26 million Facebook users go rainbow for gay marriage ruling

Sophy Jesty, left, and Valeria Tanco, who were plaintiffs in the U.S. Supreme Court ruling that guarantees a Constitutional right to same-sex marriage, address the media at University of Tennessee College of Law Friday, June 26, 2015, in Knoxville, Tenn. AP

Sophy Jesty, left, and Valeria Tanco, who were plaintiffs in the U.S. Supreme Court ruling that guarantees a Constitutional right to same-sex marriage, address the media at University of Tennessee College of Law Friday, June 26, 2015, in Knoxville, Tenn. AP

NEW YORK — More than 26 million Facebook profile photos have taken on a rainbow hue since the U.S. Supreme Court ruled on Friday that marriage is a right guaranteed under the Constitution regardless of a person’s sexual orientation.

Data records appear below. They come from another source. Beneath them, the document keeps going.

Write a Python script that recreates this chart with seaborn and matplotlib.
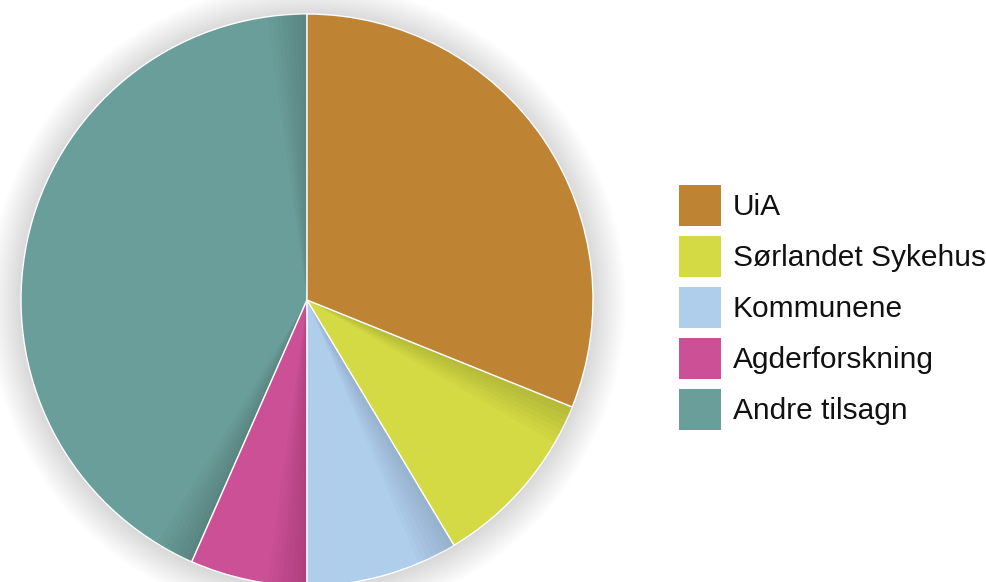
import seaborn as sns
import matplotlib.pyplot as plt
from matplotlib.patches import Patch, Circle, Wedge

# Data (share of total, %)
labels = ["UiA", "Sørlandet Sykehus", "Kommunene", "Agderforskning", "Andre tilsagn"]
shares = [31.1, 10.3, 8.6, 6.6, 43.4]
colors = ["#BF8433", "#D4DA44", "#AECEEC", "#CC5096", "#6A9E9A"]

sns.set_theme(style="white")
plt.rcParams["font.family"] = ["Liberation Sans", "DejaVu Sans"]

fig = plt.figure(figsize=(9.87, 5.82), dpi=100)

# place the pie so the centre sits at (307, 300) px with radius 286 px
W, H = 987, 582
cx, cy, r = 307, 300, 286
ax = fig.add_axes([(cx - r) / W, (H - cy - r) / H, 2 * r / W, 2 * r / H])

# soft shadow around the pie
for i in range(20):
    ax.add_patch(Circle((0.0, -0.005), 1.0 + 0.006 * i, color="black",
                        alpha=0.009, lw=0, clip_on=False, zorder=0))

wedges, _ = ax.pie(shares, colors=colors, startangle=90, counterclock=False,
                   wedgeprops=dict(edgecolor="white", linewidth=1.0))

# stack the slices (first one on top) and let each cast a faint shadow
n = len(wedges)
for k, w in enumerate(wedges):
    z = 2 + 2 * (n - k)
    w.set_zorder(z)
    for d in range(1, 9):
        ax.add_patch(Wedge(w.center, w.r, w.theta1 - d, w.theta2 + d,
                           color="black", alpha=0.016, lw=0, zorder=z - 1))

ax.set_xlim(-1, 1)
ax.set_ylim(-1, 1)
ax.set_aspect("auto")
ax.axis("off")

handles = [Patch(facecolor=c, edgecolor="none") for c in colors]
fig.legend(handles, labels, loc="upper left",
           bbox_to_anchor=(679 / W, (H - 185) / H),
           frameon=False, fontsize=21.5, labelcolor="#111111",
           borderpad=0, borderaxespad=0,
           handlelength=1.40, handleheight=1.742, handletextpad=0.4,
           labelspacing=0.33)

fig.savefig("out.png", dpi=100)
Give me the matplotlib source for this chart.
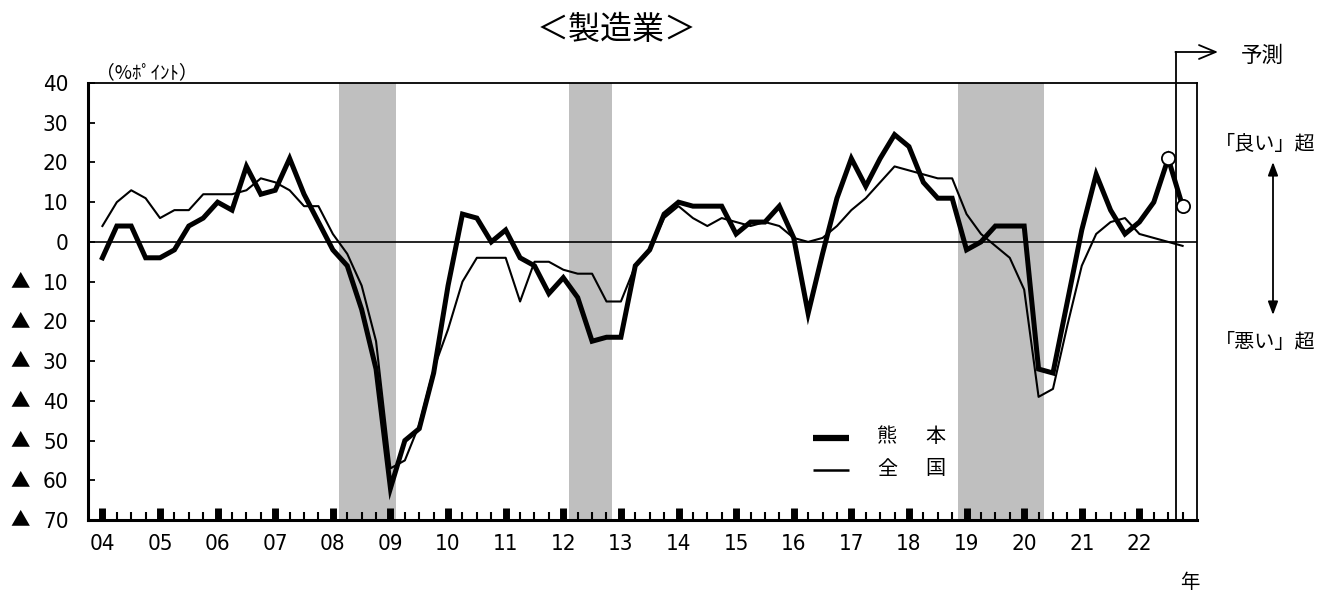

People have been covering their profile photos with the Facebook-supplied overlay that uses the best-known symbol in the U.S. of the lesbian, gay, bisexual and transgender rights movement.

Rainbow-tinted celebrities include Facebook CEO Mark Zuckerberg, Arnold Schwarzenegger, Leonardo DiCaprio and “Fifty Shades of Grey” author E.L. James.

While the people who’ve used the overlay is a fraction of Facebook’s 1.4 billion users worldwide, the number is far bigger than the last mass profile photo change on the site. In 2013, some 3 million Facebook users changed their photos to show a pink-on-red equal sign in support of gay marriage.

Four years earlier, in what might have been the first large-scale profile-photo activism, Twitter users turned their photo green to support pro-democracy protesters in Iran.

Facebook said it is not using the filters for ad targeting, nor does it plan to do so.

Facebook said the fact that the rainbow filter appeared on the same day as the Supreme Court decision was not planned any more than the Supreme Court planned to issue its ruling the Friday.

The filter was created last week by two Facebook summer interns who said they wanted to help other employees “show their spirit” for gay pride parades in San Francisco, New York and elsewhere in recent days. The filter was popular among employees, so Facebook rolled it out to regular users.

Counter-filters also have popped up, with some users in Russia overlaying their profiles with the country’s flag instead of a rainbow. In the U.S., the website Right Wing News created a tool that lets people place a filter of the American flag over their profile photos.